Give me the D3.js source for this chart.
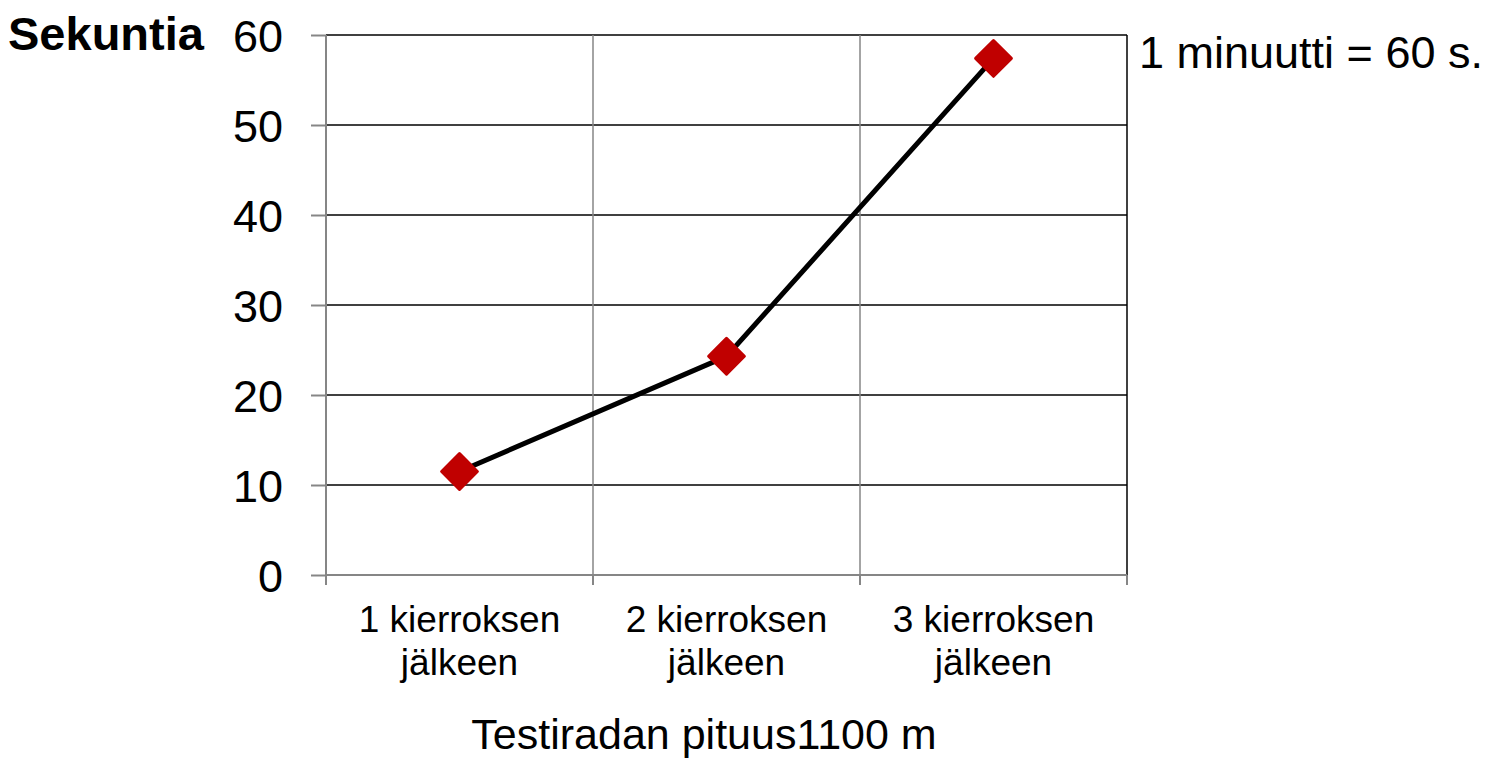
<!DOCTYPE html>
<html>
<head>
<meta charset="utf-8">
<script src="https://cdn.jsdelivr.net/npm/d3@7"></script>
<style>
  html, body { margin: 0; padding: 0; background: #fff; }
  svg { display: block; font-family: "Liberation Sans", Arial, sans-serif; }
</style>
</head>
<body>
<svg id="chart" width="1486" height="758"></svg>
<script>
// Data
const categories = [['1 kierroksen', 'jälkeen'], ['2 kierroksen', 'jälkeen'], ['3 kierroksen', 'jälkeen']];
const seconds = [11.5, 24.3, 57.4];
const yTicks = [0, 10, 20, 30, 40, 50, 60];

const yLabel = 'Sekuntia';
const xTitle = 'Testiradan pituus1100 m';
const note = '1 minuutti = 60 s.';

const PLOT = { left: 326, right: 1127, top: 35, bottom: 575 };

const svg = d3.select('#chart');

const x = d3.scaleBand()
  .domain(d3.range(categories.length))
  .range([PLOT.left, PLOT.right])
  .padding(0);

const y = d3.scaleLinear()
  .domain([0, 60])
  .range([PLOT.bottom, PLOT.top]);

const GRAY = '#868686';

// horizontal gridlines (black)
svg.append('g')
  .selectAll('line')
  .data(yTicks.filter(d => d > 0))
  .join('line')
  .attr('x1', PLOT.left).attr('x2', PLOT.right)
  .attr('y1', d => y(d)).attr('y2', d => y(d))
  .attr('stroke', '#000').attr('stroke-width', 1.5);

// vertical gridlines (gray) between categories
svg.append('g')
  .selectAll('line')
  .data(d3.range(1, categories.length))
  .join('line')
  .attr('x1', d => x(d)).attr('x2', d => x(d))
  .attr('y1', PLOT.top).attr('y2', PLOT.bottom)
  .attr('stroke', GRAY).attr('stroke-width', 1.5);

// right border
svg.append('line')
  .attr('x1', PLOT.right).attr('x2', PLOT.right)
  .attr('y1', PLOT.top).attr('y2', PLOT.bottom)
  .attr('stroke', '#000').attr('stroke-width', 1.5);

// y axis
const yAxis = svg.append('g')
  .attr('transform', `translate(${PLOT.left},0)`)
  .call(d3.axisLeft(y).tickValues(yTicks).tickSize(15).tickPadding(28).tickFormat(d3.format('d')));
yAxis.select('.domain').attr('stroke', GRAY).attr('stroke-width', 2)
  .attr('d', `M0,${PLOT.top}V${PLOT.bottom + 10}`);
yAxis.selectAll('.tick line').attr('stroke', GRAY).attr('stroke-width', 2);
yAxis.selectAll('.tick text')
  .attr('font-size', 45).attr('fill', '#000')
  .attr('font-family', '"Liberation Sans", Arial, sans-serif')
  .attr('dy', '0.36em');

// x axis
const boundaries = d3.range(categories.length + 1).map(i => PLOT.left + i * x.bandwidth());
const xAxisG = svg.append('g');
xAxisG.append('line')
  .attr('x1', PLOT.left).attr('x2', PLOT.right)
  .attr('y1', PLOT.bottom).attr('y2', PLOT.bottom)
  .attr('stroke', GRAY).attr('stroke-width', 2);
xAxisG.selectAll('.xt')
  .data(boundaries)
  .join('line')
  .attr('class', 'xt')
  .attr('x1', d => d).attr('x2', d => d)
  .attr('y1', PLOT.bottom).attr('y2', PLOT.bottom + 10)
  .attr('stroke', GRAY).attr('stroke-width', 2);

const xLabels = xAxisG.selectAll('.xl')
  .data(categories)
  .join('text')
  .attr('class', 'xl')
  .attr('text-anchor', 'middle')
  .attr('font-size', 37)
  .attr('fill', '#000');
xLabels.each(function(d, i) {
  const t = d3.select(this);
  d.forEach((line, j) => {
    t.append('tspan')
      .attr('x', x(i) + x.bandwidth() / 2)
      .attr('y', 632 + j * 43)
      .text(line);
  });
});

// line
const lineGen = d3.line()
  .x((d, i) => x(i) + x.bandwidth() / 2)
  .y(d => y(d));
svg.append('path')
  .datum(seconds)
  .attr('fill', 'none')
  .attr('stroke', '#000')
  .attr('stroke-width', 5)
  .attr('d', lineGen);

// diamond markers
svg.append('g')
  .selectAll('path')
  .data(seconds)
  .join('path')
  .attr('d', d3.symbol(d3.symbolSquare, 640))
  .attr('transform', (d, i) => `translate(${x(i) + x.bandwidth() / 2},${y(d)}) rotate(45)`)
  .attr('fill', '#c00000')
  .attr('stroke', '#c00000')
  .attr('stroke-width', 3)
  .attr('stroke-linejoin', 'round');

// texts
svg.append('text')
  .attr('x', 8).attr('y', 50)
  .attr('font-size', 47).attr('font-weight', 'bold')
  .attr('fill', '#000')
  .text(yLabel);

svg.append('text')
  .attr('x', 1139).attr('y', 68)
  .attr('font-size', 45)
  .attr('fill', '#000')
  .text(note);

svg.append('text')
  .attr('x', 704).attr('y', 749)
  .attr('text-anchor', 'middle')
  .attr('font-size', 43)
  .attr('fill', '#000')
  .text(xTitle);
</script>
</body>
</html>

┄┄┄┄┄┄┄┄┄┄

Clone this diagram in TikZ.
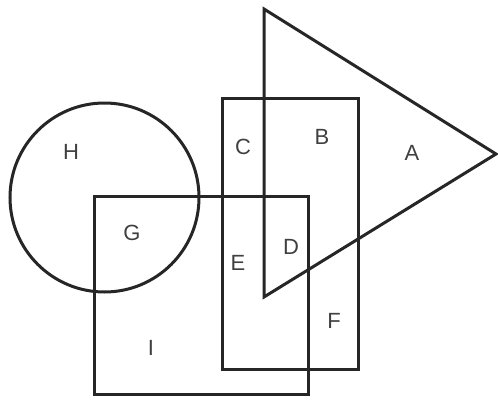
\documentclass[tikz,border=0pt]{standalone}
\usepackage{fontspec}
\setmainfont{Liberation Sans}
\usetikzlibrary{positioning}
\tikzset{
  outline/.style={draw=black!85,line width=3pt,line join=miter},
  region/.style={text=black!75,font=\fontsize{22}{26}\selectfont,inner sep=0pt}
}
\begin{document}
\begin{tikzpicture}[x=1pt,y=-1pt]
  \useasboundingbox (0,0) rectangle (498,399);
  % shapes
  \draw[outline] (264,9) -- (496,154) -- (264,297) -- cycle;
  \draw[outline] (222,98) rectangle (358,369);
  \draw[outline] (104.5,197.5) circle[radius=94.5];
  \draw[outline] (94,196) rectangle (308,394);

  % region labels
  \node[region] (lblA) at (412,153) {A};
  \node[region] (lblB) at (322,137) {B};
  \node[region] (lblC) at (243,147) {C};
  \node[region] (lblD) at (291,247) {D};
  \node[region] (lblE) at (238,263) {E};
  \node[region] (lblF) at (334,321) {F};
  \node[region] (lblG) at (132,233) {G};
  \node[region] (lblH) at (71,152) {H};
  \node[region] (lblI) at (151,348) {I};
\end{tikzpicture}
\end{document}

┄┄┄┄┄┄┄┄┄┄

- Short exercise:
Among the entries above, take the lines from the one with "Give me the D3.js source for this chart." through the one with "const yTicks = [0, 10, 20, 30, 40, 50, 60];" and retype them exactly, leaving out the pictures.

- Result of the exercise:
Give me the D3.js source for this chart.
<!DOCTYPE html>
<html>
<head>
<meta charset="utf-8">
<script src="https://cdn.jsdelivr.net/npm/d3@7"></script>
<style>
  html, body { margin: 0; padding: 0; background: #fff; }
  svg { display: block; font-family: "Liberation Sans", Arial, sans-serif; }
</style>
</head>
<body>
<svg id="chart" width="1486" height="758"></svg>
<script>
// Data
const categories = [['1 kierroksen', 'jälkeen'], ['2 kierroksen', 'jälkeen'], ['3 kierroksen', 'jälkeen']];
const seconds = [11.5, 24.3, 57.4];
const yTicks = [0, 10, 20, 30, 40, 50, 60];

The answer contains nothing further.